Opportunity cost: what you stop building
While your team spends 12 months building a VIN-to-OEM catalog, what aren't they building? Competing platforms that integrated an API in 2 weeks used those extra 11.5 months to ship:
- Improved cart with oil/filter upsell on related parts (+8-12% AOV typical).
- Loyalty program for workshops with purchase tracking and volume discounts.
- Mobile app for sales reps on the road with offline quoting.
- WhatsApp Business integration for conversational quotes (where the LatAm customer lives).
- Aftermarket marketplace compatible with automatic cross-selling on top of OEM.
What the Buy model (API-as-a-Product) actually includes
A modern VIN Decoder API isn't just an endpoint. It's a managed service that includes: official EPC connections to OEMs (with signed legal agreements), automatic schema normalization across brands, live SSPL supersessions, uptime and latency SLA, dedicated technical support, OpenAPI docs, TS/Python SDKs, free sandbox and coverage that updates at the manufacturer's pace — all without your team writing a single line of maintenance code.
Typical pricing for a specialized API runs between $18,000 and $60,000 USD per year depending on volume. Compared to $280k-$450k USD in year 1 in-house + $30k-$80k USD/year recurring maintenance, net savings are 5-8x in year 1 and hold at 3-5x in following years.
Year 1 and year 3 numbers compared
The following numbers are conservative estimates based on real projects we've seen across LatAm, US and Europe. They include direct costs (development, licenses, infra) and indirect costs (maintenance, wrong-fitment returns, opportunity cost measured as features not shipped).
Buy vs Build — year 1 and year 3 comparison (USD)
| Item | Build in-house | Buy (API) | Delta |
|---|---|---|---|
| Initial development (year 1) | $280k–$450k | $0 | −$280k to −$450k |
| API license / pricing year 1 | $0 | $18k–$60k | +$18k to +$60k |
| Maintenance year 1 | $30k–$80k | $0 | −$30k to −$80k |
| Wrong-fitment returns (estimate) | 3–5% revenue | <1% revenue | −2 to −4 pts margin |
| Time-to-Market | 10–14 months | 2–4 weeks | ≈ 11 months |
| Year 1 total cost | $310k–$530k + lost revenue | $18k–$60k | 5–8x cheaper Buy |
| Year 3 cumulative cost | $370k–$690k | $54k–$180k | 3–5x cheaper Buy |
| Year 3 dedicated team | 1–2 FTE permanent | 0 FTE | 1–2 FTE freed |
When building in-house DOES make sense
Build isn't always the worst option.
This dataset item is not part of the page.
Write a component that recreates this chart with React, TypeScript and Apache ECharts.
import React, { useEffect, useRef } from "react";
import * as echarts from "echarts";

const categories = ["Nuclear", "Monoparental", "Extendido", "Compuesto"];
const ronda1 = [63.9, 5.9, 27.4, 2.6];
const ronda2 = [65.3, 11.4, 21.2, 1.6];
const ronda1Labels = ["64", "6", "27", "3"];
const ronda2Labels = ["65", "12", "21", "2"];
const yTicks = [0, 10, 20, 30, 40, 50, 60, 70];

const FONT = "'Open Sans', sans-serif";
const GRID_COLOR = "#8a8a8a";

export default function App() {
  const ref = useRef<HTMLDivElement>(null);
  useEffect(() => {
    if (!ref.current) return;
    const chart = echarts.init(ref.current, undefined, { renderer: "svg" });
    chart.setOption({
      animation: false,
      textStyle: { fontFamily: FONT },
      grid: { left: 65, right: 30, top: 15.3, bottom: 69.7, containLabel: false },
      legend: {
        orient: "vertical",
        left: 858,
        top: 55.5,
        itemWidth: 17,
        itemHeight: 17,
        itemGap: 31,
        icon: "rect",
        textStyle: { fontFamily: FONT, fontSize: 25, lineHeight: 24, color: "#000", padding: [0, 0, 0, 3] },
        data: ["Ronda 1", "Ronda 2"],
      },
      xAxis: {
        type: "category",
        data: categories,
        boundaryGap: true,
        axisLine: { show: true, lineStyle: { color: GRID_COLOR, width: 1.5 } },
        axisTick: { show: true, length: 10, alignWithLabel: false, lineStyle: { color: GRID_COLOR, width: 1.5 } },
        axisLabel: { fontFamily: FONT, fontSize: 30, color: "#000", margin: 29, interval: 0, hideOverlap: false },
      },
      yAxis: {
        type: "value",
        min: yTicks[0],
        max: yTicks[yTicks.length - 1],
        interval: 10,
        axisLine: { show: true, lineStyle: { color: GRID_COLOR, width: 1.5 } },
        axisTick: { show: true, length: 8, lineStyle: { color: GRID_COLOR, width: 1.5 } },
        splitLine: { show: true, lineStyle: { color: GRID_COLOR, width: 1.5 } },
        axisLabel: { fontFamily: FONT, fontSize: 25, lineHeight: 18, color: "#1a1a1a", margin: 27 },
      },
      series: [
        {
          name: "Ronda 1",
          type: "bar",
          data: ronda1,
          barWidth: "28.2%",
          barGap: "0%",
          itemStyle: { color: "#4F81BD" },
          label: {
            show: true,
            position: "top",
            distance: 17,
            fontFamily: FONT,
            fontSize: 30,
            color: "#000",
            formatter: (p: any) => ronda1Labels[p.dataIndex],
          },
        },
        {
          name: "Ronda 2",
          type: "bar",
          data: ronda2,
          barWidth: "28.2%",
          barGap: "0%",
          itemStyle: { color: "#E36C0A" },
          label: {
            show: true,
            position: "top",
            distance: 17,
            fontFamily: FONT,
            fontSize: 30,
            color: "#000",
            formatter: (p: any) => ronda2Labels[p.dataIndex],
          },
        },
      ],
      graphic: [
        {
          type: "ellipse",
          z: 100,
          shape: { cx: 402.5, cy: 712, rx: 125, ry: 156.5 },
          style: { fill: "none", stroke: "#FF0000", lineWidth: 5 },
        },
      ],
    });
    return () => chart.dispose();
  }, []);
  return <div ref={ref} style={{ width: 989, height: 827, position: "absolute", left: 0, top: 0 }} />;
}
It makes sense in three specific scenarios: (1) you're a vehicle manufacturer or a dealership group with direct access to your own proprietary EPC and enough internal volume to amortize development; (2) your core business IS the vehicle catalog and you'll compete selling it as a product to third parties (you're a competitor of ours, not a customer); (3) you have extreme data sovereignty requirements (defense, government) where no external vendor is acceptable.
Outside those three cases — which cover <5% of companies asking the question — the math always favors Buy. And even in those three cases, most end up doing Buy + their own layer on top, not pure Build.
How to frame the decision for your executive board
If you're taking this decision to your board, skip the technical debate ("we have the talent to build it") and frame it financially. The three questions your board should answer: what's a 2-week vs 12-month Time-to-Market worth to us? what does each month of delayed launch cost in lost opportunity? who owns catalog coverage maintenance in year 3, 5 and 7?
When those three questions are answered with numbers, the decision stops being technical and becomes obvious. The engineering team almost always prefers to build (interesting work); the finance team almost always prefers to buy (clear math). The CEO has to break the tie by looking at market speed.